You also need to modify cluster-config.yaml so that your FSx for Lustre file system is mounted to your cluster. Use the following cluster-config.yaml as a template for these changes.

Region: us-east-1  # [replace with] the region with your FSx for Lustre file system
Image:
  Os: alinux2
  CustomAmi: ami-AAAAAAAAAAAAAAAAA # [replace with] the AMI ID you want to use
HeadNode:
  InstanceType: c5n.large  # smallest c5n node to minimize costs when head-node is up
  Networking:
    SubnetId: subnet-YYYYYYYYYYYYYYYYY  # [replace with] the subnet of your FSx for Lustre file system
    AdditionalSecurityGroups:
      - sg-ZZZZZZZZZZZZZZZZZ  # [replace with] the security group with inbound rules for your FSx for Lustre file system
  LocalStorage:
    RootVolume:
      VolumeType: io2
  Ssh:
    KeyName: AAAAAAAAAA  # [replace with] the name of your ssh key name for AWS CLI
SharedStorage:
  - MountDir: /fsx  # [replace with] where you want to mount your FSx for Lustre file system
    Name: FSxExtData
    StorageType: FsxLustre
    FsxLustreSettings:
      FileSystemId: fs-XXXXXXXXXXXXXXXXX  # [replace with] the ID of your FSx for Lustre file system
Scheduling:
  Scheduler: slurm
  SlurmQueues:
  - Name: main
    ComputeResources:
    - Name: c5n18xlarge
      InstanceType: c5n.18xlarge
      MinCount: 0
      MaxCount: 10  # max number of concurrent exec-nodes
      DisableSimultaneousMultithreading: true  # disable hyperthreading (recommended)
      Efa:
        Enabled: true
    Networking:
      SubnetIds:
      - subnet-YYYYYYYYYYYYYYYYY  # [replace with] the subnet of your FSx for Lustre file system (same as above)
      AdditionalSecurityGroups:
        - sg-ZZZZZZZZZZZZZZZZZ  # [replace with] the security group with inbound rules for your FSx for Lustre file system
      PlacementGroup:
        Enabled: true
    ComputeSettings:
      LocalStorage:
        RootVolume:
          VolumeType: io2

When you are ready, run the pcluster create-cluster command.

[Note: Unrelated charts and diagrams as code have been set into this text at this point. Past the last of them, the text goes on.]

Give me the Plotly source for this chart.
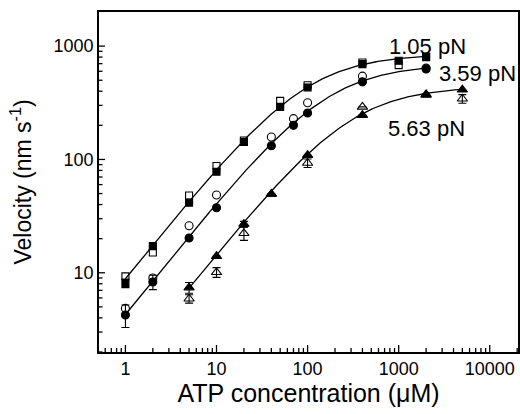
import numpy as np
import plotly.graph_objects as go

# ---- data ----
atp_105 = [1, 2, 5, 10, 20, 50, 100, 400, 1000, 2000]
v105_filled = [8.1, 17.2, 41.5, 78, 143, 291, 432, 693, 742, 800]
v105_open = [9.3, 15.1, 48, 87.5, 147, 329, 452, 717, 680, 805]
e105_filled = [0.7, 0, 0, 0, 0, 0, 0, 0, 0, 0]

atp_359 = [1, 2, 5, 10, 40, 70, 100, 400, 2000]
v359_filled = [4.24, 8.3, 20.3, 37.5, 132, 200, 257, 484, 628]
v359_open = [4.85, 9.0, 26, 48.5, 158, 229, 316, 543, 640]
e359_filled = [0.95, 1.2, 0, 0, 0, 0, 0, 0, 0]

atp_563 = [5, 10, 20, 40, 100, 400, 2000, 5000]
v563_filled = [7.4, 14.0, 26.9, 49.5, 109, 246, 375, 412]
v563_open = [5.9, 10.1, 22.3, 49.5, 93, 291, 370, 343]
e563_filled = [0.8, 0, 1.5, 0, 0, 0, 0, 0]
e563_open = [0.5, 1.0, 3.0, 0, 8, 0, 0, 30]

# Michaelis-Menten fit parameters (Vmax, Km) and fit ranges
fit_105 = (850, 95, 1, 2000)
fit_359 = (690, 160, 1, 2000)
fit_563 = (440, 295, 5, 5000)

labels = ["1.05 pN", "3.59 pN", "5.63 pN"]
label_pos = [(3.313, 3.0), (3.866, 2.759), (3.302, 2.274)]

x_ticks = [1, 10, 100, 1000, 10000]
y_ticks = [10, 100, 1000]
minor_digits = [2, 3, 4, 5, 6, 7, 8, 9]
x_minor = [d * 10 ** k for k in range(-1, 5) for d in minor_digits]
y_minor = [d * 10 ** k for k in range(0, 4) for d in minor_digits]

X_RANGE = [-0.29, 4.31]
Y_RANGE = [0.301, 3.301]

FONT = "Liberation Sans, Arial, sans-serif"

fig = go.Figure()

def add_fit(params):
    vmax, km, lo, hi = params
    xs = np.logspace(np.log10(lo), np.log10(hi), 200)
    fig.add_trace(go.Scatter(x=xs, y=vmax * xs / (km + xs), mode="lines",
                             line=dict(color="black", width=1.3),
                             hoverinfo="skip"))

for p in (fit_105, fit_359, fit_563):
    add_fit(p)

def add_pts(x, y, symbol, err=None, size=7):
    tr = dict(x=x, y=y, mode="markers",
              marker=dict(symbol=symbol, size=size, color="black",
                          line=dict(color="black", width=1.1)))
    if err is not None:
        tr["error_y"] = dict(type="data", array=err, visible=True,
                             color="black", thickness=1.1, width=4)
    fig.add_trace(go.Scatter(**tr))

add_pts(atp_105, v105_filled, "square", e105_filled, 7)
add_pts(atp_105, v105_open, "square-open", None, 7)
add_pts(atp_359, v359_filled, "circle", e359_filled, 8)
add_pts(atp_359, v359_open, "circle-open", None, 8)
add_pts(atp_563, v563_filled, "triangle-up", e563_filled, 9)
add_pts(atp_563, v563_open, "triangle-up-open", e563_open, 9)

for txt, (ax_, ay_) in zip(labels, label_pos):
    fig.add_annotation(x=ax_, y=ay_, xref="x", yref="y", text=txt,
                       showarrow=False, font=dict(family=FONT, size=22, color="black"))

# tick marks as short lines placed at the tick values through the axis scales
def tick_trace(vals, axis, length_px):
    xs, ys = [], []
    for v in vals:
        if axis == "x":
            xs += [v, v, None]
            ys += [10 ** Y_RANGE[0], 10 ** (Y_RANGE[0] + length_px * (Y_RANGE[1] - Y_RANGE[0]) / 340), None]
        else:
            xs += [10 ** X_RANGE[0], 10 ** (X_RANGE[0] + length_px * (X_RANGE[1] - X_RANGE[0]) / 419), None]
            ys += [v, v, None]
    fig.add_trace(go.Scatter(x=xs, y=ys, mode="lines", line=dict(color="black", width=1.3),
                             hoverinfo="skip", cliponaxis=False))

tick_trace([v for v in x_ticks if 10 ** X_RANGE[0] < v < 10 ** X_RANGE[1]], "x", 7)
tick_trace([v for v in x_minor if 10 ** X_RANGE[0] < v < 10 ** X_RANGE[1]], "x", 4)
tick_trace(y_ticks, "y", 6)
tick_trace([v for v in y_minor if 10 ** Y_RANGE[0] < v < 10 ** Y_RANGE[1]], "y", 3.5)

axis_common = dict(
    type="log", showline=True, linecolor="black", linewidth=1.6, mirror=True,
    ticks="", showgrid=False, zeroline=False, automargin=False, tickmode="array",
    tickfont=dict(family=FONT, size=18, color="black"),
)

fig.update_layout(
    width=520, height=414,
    margin=dict(l=99, r=2, t=12, b=62),
    paper_bgcolor="white", plot_bgcolor="white",
    showlegend=False,
    xaxis=dict(axis_common, range=X_RANGE, tickvals=x_ticks,
               ticktext=[str(v) for v in x_ticks],
               title=dict(text="ATP concentration (μM)", standoff=4,
                          font=dict(family=FONT, size=25, color="black"))),
    yaxis=dict(axis_common, range=Y_RANGE, tickvals=y_ticks,
               ticktext=[str(v) for v in y_ticks],
               title=dict(text="Velocity (nm s<sup>-1</sup>)", standoff=16,
                          font=dict(family=FONT, size=23, color="black"))),
)

fig.write_html("out.html", config={"displayModeBar": False},
               post_script="document.body.style.margin='0';")
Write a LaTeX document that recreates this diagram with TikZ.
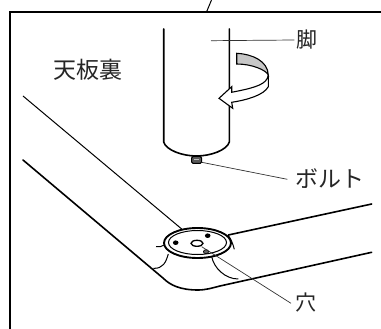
\documentclass[tikz,border=0pt]{standalone}
\usepackage{fontspec}
\setmainfont{Noto Sans CJK JP}
\definecolor{lbl}{gray}{0.15}
\tikzset{
 thick line/.style={line width=1.6pt,line cap=round,line join=round},
 thin line/.style={line width=1pt},
 leader/.style={line width=0.7pt,black!80},
 lab/.style={text=lbl,inner sep=0pt},
}
\begin{document}
\begin{tikzpicture}[x=1pt,y=-1pt]
\useasboundingbox (0,0) rectangle (381,329);
% frame
\draw[line width=1.7pt] (10,329) -- (10,12) -- (381,12);
\draw[line width=1pt] (211.5,0) -- (206.5,12);
% leg
\draw[thick line] (163.7,29) -- (163.7,142) .. controls (166,150) and (182,156) .. (196.5,156) .. controls (211,156) and (227,150) .. (229.3,142) -- (229.3,29);
% twist arrow
\filldraw[fill=black!22,line width=1.1pt] (236.7,53.3) .. controls (252,54) and (268,61) .. (268.3,75) .. controls (266,70) and (252,64) .. (236.7,64) -- cycle;
\filldraw[fill=white,line width=1.1pt,line join=miter] (268.3,75) -- (268.3,86.7) .. controls (264,95) and (247,100) .. (231.7,102.3) -- (232.7,108.3) -- (219,98.3) -- (231.7,86.7) -- (231.7,92.3) .. controls (248,89) and (264,86) .. (267.3,78.3) -- (268.3,75);
% bolt
\filldraw[fill=black!65,line width=1pt,rounded corners=1.5pt] (191.7,156.5) rectangle (201.7,163.5);
\draw[line width=0.6pt,black!25] (194,159.5) -- (199,159.5);
% table
\draw[thin line] (23,96) -- (181.7,229);
\draw[thick line] (23,160) -- (163.3,278.3) .. controls (170,285) and (180,290) .. (198,290) .. controls (206,290) and (212,288) .. (220,286) -- (371.7,252.3);
\draw[thick line] (228.3,235) -- (371.7,204);
% fitting
\draw[line width=1.9pt] (197.5,243) ellipse[x radius=33.5,y radius=15];
\draw[line width=1pt] (197.5,242.5) ellipse[x radius=29,y radius=12];
\fill (175.7,242.7) ellipse[x radius=2.8,y radius=2.3];
\fill (207.7,235.7) ellipse[x radius=2.8,y radius=2.3];
\filldraw[fill=black!60,line width=0.7pt] (206,251.7) ellipse[x radius=2.6,y radius=2];
\draw[line width=1.3pt,fill=white] (197,243.3) ellipse[x radius=6,y radius=3];
\draw[line width=1pt] (156,246.7) .. controls (159,247) and (162,247) .. (164,245);
\draw[line width=1pt] (168.3,254) .. controls (166,262) and (163,269) .. (153.3,268.3);
\draw[line width=1pt] (211.7,256.7) .. controls (214,268) and (225,279) .. (238.3,279);
\draw[line width=1pt] (228,235) .. controls (231,239) and (233,244) .. (234.3,249.3);
% labels
\node[lab,font=\fontsize{23}{23}\selectfont] (ura) at (88,70) {天板裏};
\node[lab,font=\fontsize{21}{21}\selectfont] (ashi) at (306.5,40) {脚};
\node[lab,font=\fontsize{23}{23}\selectfont] (bolt) at (330,179) {ボルト};
\node[lab,font=\fontsize{21}{21}\selectfont] (ana) at (306,303) {穴};
\coordinate (legp) at (211,40.7);
\coordinate (boltp) at (201.7,162.3);
\coordinate (holep) at (201.7,246.7);
\coordinate (b1) at (287.3,179.3);
\coordinate (h1) at (291,303.3);
\draw[leader] (legp) -- ([xshift=-1.5pt]ashi.west);
\draw[leader] (boltp) -- (b1);
\draw[leader] (holep) -- (h1);
\end{tikzpicture}
\end{document}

$ pcluster create-cluster --cluster-name pcluster --cluster-configuration cluster-config.yaml

It may take several minutes up to an hour for your cluster’s status to change to CREATE_COMPLETE. You can check the status of you cluster with the following command.

$ pcluster describe-cluster --cluster-name pcluster

Once your cluster’s status is CREATE_COMPLETE, run the pcluster ssh command to ssh into it.

$ pcluster ssh --cluster-name pcluster -i ~/path/to/keyfile.pem

At this point, your cluster is set up and you can use it like any other HPC. Now you can create a run directory by running the createRunDir.sh command. Your next steps will be following the normal instructions found in the User Guide.

4. Running GCHP on ParallelCluster

AWS ParallelCluster supports Slurm and AWS Batch job schedulers. Your cluster is set to use Slurm scheduler according to the configuration file. It might require the root permission to run Slurm commands or restart Slurm. Before you submit your job, you can start a shell as superuser by running sudo -s.

You can follow Run the model to run GCHP with Slurm scheduler.